- [SHORT EXERCISE]: Transcribe the listing in full, excluding any pictures.
Start DATA SECTION
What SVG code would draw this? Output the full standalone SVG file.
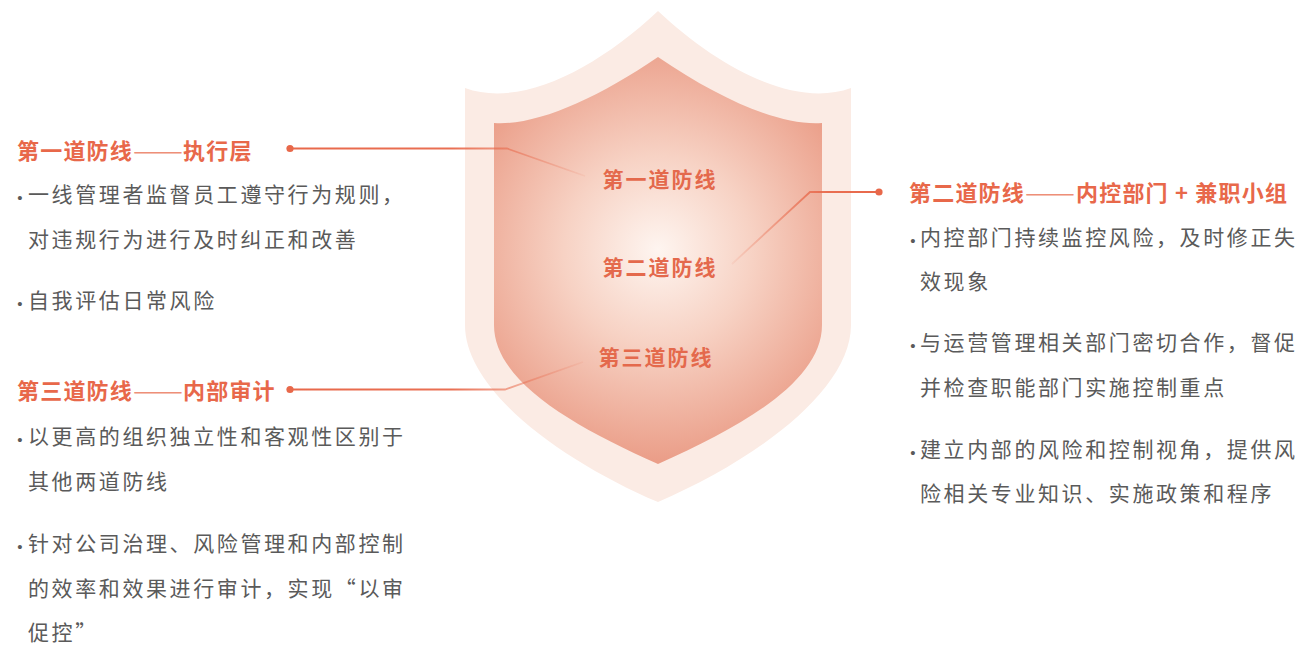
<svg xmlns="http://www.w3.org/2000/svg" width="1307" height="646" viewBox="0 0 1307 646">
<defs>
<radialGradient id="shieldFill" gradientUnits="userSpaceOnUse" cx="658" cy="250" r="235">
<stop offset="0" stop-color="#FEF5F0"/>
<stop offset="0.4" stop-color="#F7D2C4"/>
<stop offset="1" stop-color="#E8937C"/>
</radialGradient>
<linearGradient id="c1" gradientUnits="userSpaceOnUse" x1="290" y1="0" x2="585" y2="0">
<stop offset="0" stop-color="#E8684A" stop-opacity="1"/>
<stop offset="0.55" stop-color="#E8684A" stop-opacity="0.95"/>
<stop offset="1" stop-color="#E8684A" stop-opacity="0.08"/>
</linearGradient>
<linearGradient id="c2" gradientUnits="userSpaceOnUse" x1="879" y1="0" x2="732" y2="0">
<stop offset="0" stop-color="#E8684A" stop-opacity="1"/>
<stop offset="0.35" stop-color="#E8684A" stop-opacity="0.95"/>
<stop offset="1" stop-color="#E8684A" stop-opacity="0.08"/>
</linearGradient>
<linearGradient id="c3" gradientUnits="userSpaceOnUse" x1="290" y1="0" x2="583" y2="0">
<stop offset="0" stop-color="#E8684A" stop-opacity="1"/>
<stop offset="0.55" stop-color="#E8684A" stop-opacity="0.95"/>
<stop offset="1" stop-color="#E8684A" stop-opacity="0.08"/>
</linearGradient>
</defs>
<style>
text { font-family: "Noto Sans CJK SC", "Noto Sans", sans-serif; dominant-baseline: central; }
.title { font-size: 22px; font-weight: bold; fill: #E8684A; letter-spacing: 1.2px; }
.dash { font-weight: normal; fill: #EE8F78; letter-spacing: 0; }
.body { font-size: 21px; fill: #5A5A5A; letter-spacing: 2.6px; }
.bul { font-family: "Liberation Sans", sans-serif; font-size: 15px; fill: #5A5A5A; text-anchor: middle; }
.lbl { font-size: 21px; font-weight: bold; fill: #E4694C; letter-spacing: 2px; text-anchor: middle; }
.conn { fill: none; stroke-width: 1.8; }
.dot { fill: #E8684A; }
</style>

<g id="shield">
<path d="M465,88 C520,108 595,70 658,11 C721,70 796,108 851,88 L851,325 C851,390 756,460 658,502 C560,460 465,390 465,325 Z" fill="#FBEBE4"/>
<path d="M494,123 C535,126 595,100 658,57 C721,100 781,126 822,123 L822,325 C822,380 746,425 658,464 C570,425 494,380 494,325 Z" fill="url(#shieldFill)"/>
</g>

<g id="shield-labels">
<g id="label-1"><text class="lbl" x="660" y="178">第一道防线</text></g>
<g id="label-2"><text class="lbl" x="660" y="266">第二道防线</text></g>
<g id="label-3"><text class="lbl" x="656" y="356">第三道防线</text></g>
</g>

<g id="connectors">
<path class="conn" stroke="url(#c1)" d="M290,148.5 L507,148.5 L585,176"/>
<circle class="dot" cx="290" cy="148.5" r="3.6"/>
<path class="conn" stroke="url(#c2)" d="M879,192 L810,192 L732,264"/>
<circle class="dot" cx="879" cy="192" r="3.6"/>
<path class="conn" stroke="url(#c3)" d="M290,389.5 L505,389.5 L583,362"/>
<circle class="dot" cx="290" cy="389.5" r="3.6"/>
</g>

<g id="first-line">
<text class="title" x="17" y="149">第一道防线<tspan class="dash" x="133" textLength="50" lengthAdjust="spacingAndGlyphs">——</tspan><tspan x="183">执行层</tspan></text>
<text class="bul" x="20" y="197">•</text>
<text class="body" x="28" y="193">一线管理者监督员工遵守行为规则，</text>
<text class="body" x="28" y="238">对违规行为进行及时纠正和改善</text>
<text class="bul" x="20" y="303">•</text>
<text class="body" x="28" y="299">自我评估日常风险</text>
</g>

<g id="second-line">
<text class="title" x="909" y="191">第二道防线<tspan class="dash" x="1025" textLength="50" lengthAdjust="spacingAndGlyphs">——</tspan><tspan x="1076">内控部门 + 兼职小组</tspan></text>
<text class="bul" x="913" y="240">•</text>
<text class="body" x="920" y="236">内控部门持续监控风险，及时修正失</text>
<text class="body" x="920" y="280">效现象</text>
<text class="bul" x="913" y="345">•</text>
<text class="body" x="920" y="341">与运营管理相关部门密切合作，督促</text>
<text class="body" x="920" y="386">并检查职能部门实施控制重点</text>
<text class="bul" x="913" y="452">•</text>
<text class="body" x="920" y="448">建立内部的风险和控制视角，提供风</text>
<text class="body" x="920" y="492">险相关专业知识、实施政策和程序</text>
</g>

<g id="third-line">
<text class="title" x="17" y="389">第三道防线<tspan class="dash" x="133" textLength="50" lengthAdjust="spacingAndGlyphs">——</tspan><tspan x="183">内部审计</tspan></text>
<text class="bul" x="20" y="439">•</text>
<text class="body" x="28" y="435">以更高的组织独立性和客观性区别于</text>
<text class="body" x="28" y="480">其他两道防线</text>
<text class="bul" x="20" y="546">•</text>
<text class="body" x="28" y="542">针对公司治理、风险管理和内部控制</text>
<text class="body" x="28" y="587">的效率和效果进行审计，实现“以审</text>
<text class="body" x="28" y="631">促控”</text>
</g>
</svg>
End DATA SECTION
- [WRITTEN SOLUTION]:
What SVG code would draw this? Output the full standalone SVG file.
<svg xmlns="http://www.w3.org/2000/svg" width="1307" height="646" viewBox="0 0 1307 646">
<defs>
<radialGradient id="shieldFill" gradientUnits="userSpaceOnUse" cx="658" cy="250" r="235">
<stop offset="0" stop-color="#FEF5F0"/>
<stop offset="0.4" stop-color="#F7D2C4"/>
<stop offset="1" stop-color="#E8937C"/>
</radialGradient>
<linearGradient id="c1" gradientUnits="userSpaceOnUse" x1="290" y1="0" x2="585" y2="0">
<stop offset="0" stop-color="#E8684A" stop-opacity="1"/>
<stop offset="0.55" stop-color="#E8684A" stop-opacity="0.95"/>
<stop offset="1" stop-color="#E8684A" stop-opacity="0.08"/>
</linearGradient>
<linearGradient id="c2" gradientUnits="userSpaceOnUse" x1="879" y1="0" x2="732" y2="0">
<stop offset="0" stop-color="#E8684A" stop-opacity="1"/>
<stop offset="0.35" stop-color="#E8684A" stop-opacity="0.95"/>
<stop offset="1" stop-color="#E8684A" stop-opacity="0.08"/>
</linearGradient>
<linearGradient id="c3" gradientUnits="userSpaceOnUse" x1="290" y1="0" x2="583" y2="0">
<stop offset="0" stop-color="#E8684A" stop-opacity="1"/>
<stop offset="0.55" stop-color="#E8684A" stop-opacity="0.95"/>
<stop offset="1" stop-color="#E8684A" stop-opacity="0.08"/>
</linearGradient>
</defs>
<style>
text { font-family: "Noto Sans CJK SC", "Noto Sans", sans-serif; dominant-baseline: central; }
.title { font-size: 22px; font-weight: bold; fill: #E8684A; letter-spacing: 1.2px; }
.dash { font-weight: normal; fill: #EE8F78; letter-spacing: 0; }
.body { font-size: 21px; fill: #5A5A5A; letter-spacing: 2.6px; }
.bul { font-family: "Liberation Sans", sans-serif; font-size: 15px; fill: #5A5A5A; text-anchor: middle; }
.lbl { font-size: 21px; font-weight: bold; fill: #E4694C; letter-spacing: 2px; text-anchor: middle; }
.conn { fill: none; stroke-width: 1.8; }
.dot { fill: #E8684A; }
</style>

<g id="shield">
<path d="M465,88 C520,108 595,70 658,11 C721,70 796,108 851,88 L851,325 C851,390 756,460 658,502 C560,460 465,390 465,325 Z" fill="#FBEBE4"/>
<path d="M494,123 C535,126 595,100 658,57 C721,100 781,126 822,123 L822,325 C822,380 746,425 658,464 C570,425 494,380 494,325 Z" fill="url(#shieldFill)"/>
</g>

<g id="shield-labels">
<g id="label-1"><text class="lbl" x="660" y="178">第一道防线</text></g>
<g id="label-2"><text class="lbl" x="660" y="266">第二道防线</text></g>
<g id="label-3"><text class="lbl" x="656" y="356">第三道防线</text></g>
</g>

<g id="connectors">
<path class="conn" stroke="url(#c1)" d="M290,148.5 L507,148.5 L585,176"/>
<circle class="dot" cx="290" cy="148.5" r="3.6"/>
<path class="conn" stroke="url(#c2)" d="M879,192 L810,192 L732,264"/>
<circle class="dot" cx="879" cy="192" r="3.6"/>
<path class="conn" stroke="url(#c3)" d="M290,389.5 L505,389.5 L583,362"/>
<circle class="dot" cx="290" cy="389.5" r="3.6"/>
</g>

<g id="first-line">
<text class="title" x="17" y="149">第一道防线<tspan class="dash" x="133" textLength="50" lengthAdjust="spacingAndGlyphs">——</tspan><tspan x="183">执行层</tspan></text>
<text class="bul" x="20" y="197">•</text>
<text class="body" x="28" y="193">一线管理者监督员工遵守行为规则，</text>
<text class="body" x="28" y="238">对违规行为进行及时纠正和改善</text>
<text class="bul" x="20" y="303">•</text>
<text class="body" x="28" y="299">自我评估日常风险</text>
</g>

<g id="second-line">
<text class="title" x="909" y="191">第二道防线<tspan class="dash" x="1025" textLength="50" lengthAdjust="spacingAndGlyphs">——</tspan><tspan x="1076">内控部门 + 兼职小组</tspan></text>
<text class="bul" x="913" y="240">•</text>
<text class="body" x="920" y="236">内控部门持续监控风险，及时修正失</text>
<text class="body" x="920" y="280">效现象</text>
<text class="bul" x="913" y="345">•</text>
<text class="body" x="920" y="341">与运营管理相关部门密切合作，督促</text>
<text class="body" x="920" y="386">并检查职能部门实施控制重点</text>
<text class="bul" x="913" y="452">•</text>
<text class="body" x="920" y="448">建立内部的风险和控制视角，提供风</text>
<text class="body" x="920" y="492">险相关专业知识、实施政策和程序</text>
</g>

<g id="third-line">
<text class="title" x="17" y="389">第三道防线<tspan class="dash" x="133" textLength="50" lengthAdjust="spacingAndGlyphs">——</tspan><tspan x="183">内部审计</tspan></text>
<text class="bul" x="20" y="439">•</text>
<text class="body" x="28" y="435">以更高的组织独立性和客观性区别于</text>
<text class="body" x="28" y="480">其他两道防线</text>
<text class="bul" x="20" y="546">•</text>
<text class="body" x="28" y="542">针对公司治理、风险管理和内部控制</text>
<text class="body" x="28" y="587">的效率和效果进行审计，实现“以审</text>
<text class="body" x="28" y="631">促控”</text>
</g>
</svg>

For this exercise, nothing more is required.